Pop quiz: When you hear the term “PSA,” what comes to mind?
Many people will answer: Public Service Announcement. For men of a certain age, another likely response is more ominous (prostate-specific antigen, to be precise). Only a select few will say “Professional Squash Association,” which refers to the organization that oversees squash, a fiercely competitive racquet sport played in an indoor court with a squishy little black ball that goes up to 170 miles per hour.
In the United States, squash remains pretty obscure, but it has a realistic chance of becoming an Olympic sport, and the PSA sponsors a tour, organizing more than 200 tournaments annually all over the world.

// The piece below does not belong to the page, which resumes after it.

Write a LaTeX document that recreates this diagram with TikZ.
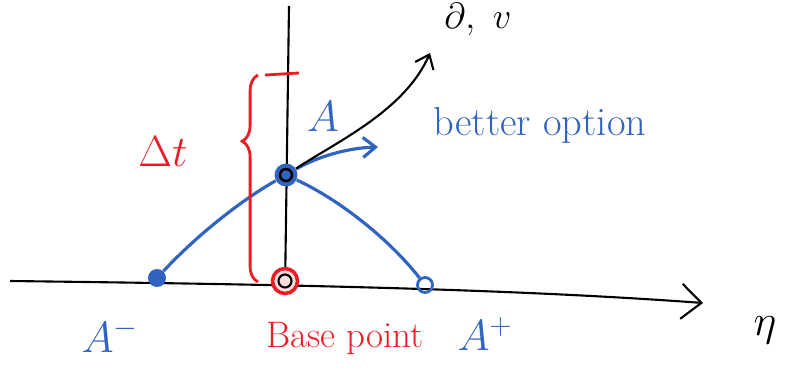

Last week, the tour found its way to Charlotte, North Carolina. In an act of extraordinary generosity, the promoters invited me to participate as a wild-card entry.
In plain English, “wild card” is shorthand for “not good enough to qualify on one’s own merits.” To be sure, my participation wasn’t entirely random. When Richard Nixon was president, I competed in national junior tournaments, and during the Ford Administration, I played on a national championship team in college. (To give some idea of how long ago this was, in our triumphant year, “Afternoon Delight” was the national champion of songs.) After a hiatus of about 15 years, I fell head-over-heels in love with the game again in 2008—with its breakneck speed, its emphasis on both power and skill, its grace and sheer physicality, and, above all, its constant demand for immediate decisions. In squash, it’s not unusual to have five apparently reasonable options from which to choose in less than a second—with two leading to victory and three to catastrophe. The most common question: Play it safe, or take a risk?